Major advantages of this new STEAM approach compared with other methods are its speed, its truly stand-alone nature, i.e., there are no reference scans required, its simplicity and robustness of the fitting involved, and its low SAR level. First, using sshEPI in an interleaved slice excitation manner allows whole brain acquisitions in 10 to 15 min with the proposed method. It is additionally beneficial for clinical applicability that the new method, in contrast to pulsed saturation qMT (9–13) and balanced steady-state free precession (18) approaches, goes without any T1, T2 or B1 reference measurements, similar to IR-based approaches (16). In contrast to very similar IR methods, a sensitivity reduction of the new STEAM-based method by roughly a factor of 2 and motion sensitivity are traded for fast and low SAR multislice acquisition and a simple fitting procedure, enabled by the assumption of Mb(t = 0) = 0. Monoexponential fitting of only two unknowns is very fast and robust, permitting inline BPF mapping on scanner hardware, which is highly desired for clinical routine. Additionally, SAR intense MT preparation pulses (9–13,34) are not needed, and the applied sshEPI readout scheme is low in RF power deposition compared to selective IR-fast spin echo (16) or balanced steady-state free precession (18) sequences.

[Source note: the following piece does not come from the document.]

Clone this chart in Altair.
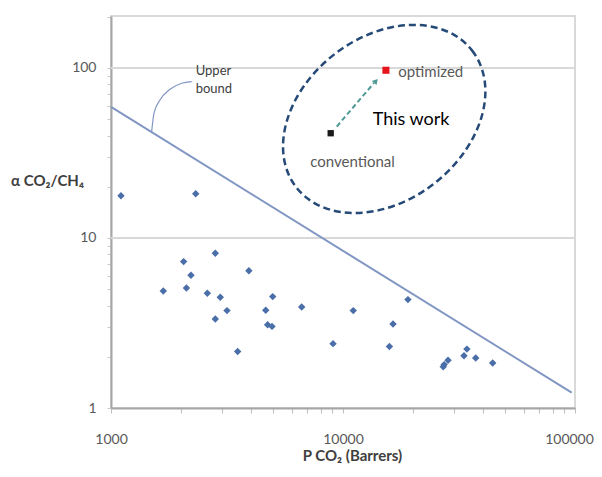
import altair as alt
import pandas as pd

# Literature data (P CO2 in Barrers, alpha CO2/CH4)
lit_p = [1104, 2318, 2816, 2056, 2212, 3929, 1680, 2114, 2602, 2959, 3162, 2816, 3515,
         4645, 4977, 4733, 4943, 6637, 9059, 11070, 16430, 15850, 19050, 27040, 27300,
         28360, 33230, 34200, 37330, 44180]
lit_a = [17.7, 18.2, 8.13, 7.26, 6.03, 6.42, 4.88, 5.08, 4.73, 4.48, 3.74, 3.34, 2.15,
         3.76, 4.52, 3.09, 3.02, 3.93, 2.39, 3.74, 3.12, 2.30, 4.34, 1.75, 1.80,
         1.91, 2.03, 2.22, 1.97, 1.84]

# Upper bound line endpoints
bound_p = [1000, 96800]
bound_a = [59, 1.23]

# This work
conv_p, conv_a = [8850], [41.3]
opt_p, opt_a = [15310], [96.9]

# Arrow conventional -> optimized
arrow_p = [9400, 13600]
arrow_a = [45.2, 81.6]
head_p, head_a = [13870], [83.8]

# Ellipse around "This work"
ell_p, ell_a = [15053], [50.1]

# Callout curve for "Upper bound"
curve_p = [1497, 1532, 1626, 1796, 2017, 2228]
curve_a = [42.2, 54.1, 64.8, 74.9, 81.3, 83.1]

# Gridlines
grid_a = [10, 100]

# Axis ticks
x_ticks = [1000, 2000, 3000, 4000, 5000, 6000, 7000, 8000, 9000,
           10000, 20000, 30000, 40000, 50000, 60000, 70000, 80000, 90000, 100000]
y_ticks = [1, 2, 3, 4, 5, 6, 7, 8, 9, 10, 20, 30, 40, 50, 60, 70, 80, 90, 100, 200]

# Text annotations
labels_txt = ["optimized", "conventional"]
labels_p = [17310, 10990]
labels_a = [94.4, 28.1]
work_txt, work_p, work_a = ["This work"], [13430], [49.4]
ub_txt = ["Upper", "bound"]
ub_p = [2318, 2318]
ub_a = [96, 75.2]

FONT = "Lato"

def X():
    return alt.X("x:Q",
                 scale=alt.Scale(type="log", domain=[1000, 100000], nice=False),
                 axis=alt.Axis(values=x_ticks,
                               labelExpr="(datum.value == 1000 || datum.value == 10000 || datum.value == 100000) ? format(datum.value, 'd') : ''",
                               labelFlush=False, labelOverlap=False, grid=False,
                               labelOffset={"condition": {"test": "datum.value == 100000", "value": -6}, "value": 0},
                               domainColor="#a6a6a6", domainWidth=2,
                               tickColor="#bfbfbf", tickSize=5, tickWidth=1,
                               labelFont=FONT, labelFontSize=14, labelColor="#595959",
                               labelPadding=19,
                               title="P CO₂ (Barrers)", titleFont=FONT, titleFontSize=15,
                               titleFontWeight="bold", titleColor="#404040",
                               titleX=241, titleY=47, titleAlign="center",
                               titleBaseline="middle"))

def Y():
    return alt.Y("y:Q",
                 scale=alt.Scale(type="log", domain=[1, 202], nice=False),
                 axis=alt.Axis(values=y_ticks,
                               labelExpr="(datum.value == 1 || datum.value == 10 || datum.value == 100) ? format(datum.value, 'd') : ''",
                               labelFlush=False, labelOverlap=False, grid=False,
                               domainColor="#a6a6a6", domainWidth=2,
                               tickColor="#c8c8c8", tickSize=4, tickWidth=1,
                               labelFont=FONT, labelFontSize=14, labelColor="#595959",
                               labelPadding=11,
                               title="α CO₂/CH₄", titleFont=FONT, titleFontSize=15,
                               titleFontWeight="bold", titleColor="#404040",
                               titleAngle=0, titleX=-64, titleY=164,
                               titleAlign="center", titleBaseline="middle"))

def df(xs, ys, **extra):
    d = {"x": xs, "y": ys}
    d.update(extra)
    return pd.DataFrame(d)

grid = alt.Chart(pd.DataFrame({"y": grid_a})).mark_rule(
    color="#d9d9d9", strokeWidth=2).encode(y=Y())

bound = alt.Chart(df(bound_p, bound_a)).mark_line(
    color="#8196c3", strokeWidth=2).encode(x=X(), y=Y())

curve = alt.Chart(df(curve_p, curve_a)).mark_line(
    color="#8196c3", strokeWidth=1.2, interpolate="monotone").encode(x=X(), y=Y())

pts = alt.Chart(df(lit_p, lit_a)).mark_point(
    shape="diamond", filled=True, size=55, color="#4a6ea8", opacity=1).encode(x=X(), y=Y())

ell_path = ("M 1 0 C 1 0.405 0.552 0.733 0 0.733 C -0.552 0.733 -1 0.405 -1 0 "
            "C -1 -0.405 -0.552 -0.733 0 -0.733 C 0.552 -0.733 1 -0.405 1 0 Z")
ellipse = alt.Chart(df(ell_p, ell_a)).mark_point(
    shape=ell_path, size=49640, angle=322, filled=False, stroke="#264a78",
    strokeWidth=2.5, strokeDash=[7, 4], opacity=1).encode(x=X(), y=Y())

arrow = alt.Chart(df(arrow_p, arrow_a)).mark_line(
    color="#4f9a96", strokeWidth=2, strokeDash=[5, 3]).encode(x=X(), y=Y())

head = alt.Chart(df(head_p, head_a)).mark_point(
    shape="triangle-up", filled=True, size=40, angle=41, color="#4f9a96",
    opacity=1).encode(x=X(), y=Y())

conv = alt.Chart(df(conv_p, conv_a)).mark_square(
    size=40, color="#1a1a1a", opacity=1).encode(x=X(), y=Y())
opt = alt.Chart(df(opt_p, opt_a)).mark_square(
    size=50, color="#e8141c", opacity=1).encode(x=X(), y=Y())

t_opt = alt.Chart(df(labels_p[:1], labels_a[:1], t=labels_txt[:1])).mark_text(
    font=FONT, fontSize=15, color="#595959", align="left", baseline="middle").encode(
    x=X(), y=Y(), text="t:N")
t_conv = alt.Chart(df(labels_p[1:], labels_a[1:], t=labels_txt[1:])).mark_text(
    font=FONT, fontSize=15, color="#595959", align="center", baseline="middle").encode(
    x=X(), y=Y(), text="t:N")
t_work = alt.Chart(df(work_p, work_a, t=work_txt)).mark_text(
    font=FONT, fontSize=18, color="#000000", align="left", baseline="middle").encode(
    x=X(), y=Y(), text="t:N")
t_ub = alt.Chart(df(ub_p, ub_a, t=ub_txt)).mark_text(
    font=FONT, fontSize=13, color="#404040", align="left", baseline="middle").encode(
    x=X(), y=Y(), text="t:N")

chart = alt.layer(grid, bound, curve, pts, ellipse, arrow, head, conv, opt,
                  t_opt, t_conv, t_work, t_ub).properties(
    width=464, height=392,
    padding={"left": 103, "top": 8, "right": 19, "bottom": 57},
    autosize=alt.AutoSizeParams(type="none"),
).configure_view(stroke="#d9d9d9", strokeWidth=2)

chart.save("out.html", embed_options={"renderer": "svg", "actions": False})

To our knowledge, solely STEAM-based BPF determination does not depend on any assumption of the macromolecular proton lineshape or any other pool parameter, except T2b. Yet, no value has to be assumed for T2b, the only assumption drawn is that T2b is short enough to ensure selective free proton pool magnetization labeling and acquisition.
CONCLUSIONS
A stand-alone, stimulated echo-based, multislice approach enabling whole brain BPF and apparent T1 mapping within 10–15 min has been proposed for 3T. In addition to in vitro verification, a study assessing repeatability and intersubject variations was conducted. Low variations in repeated measurements suggest the use of the proposed method for longitudinal observations of myelin integrity in the brain. The sequence exhibits a low SAR level and thus can be used at even higher field strengths.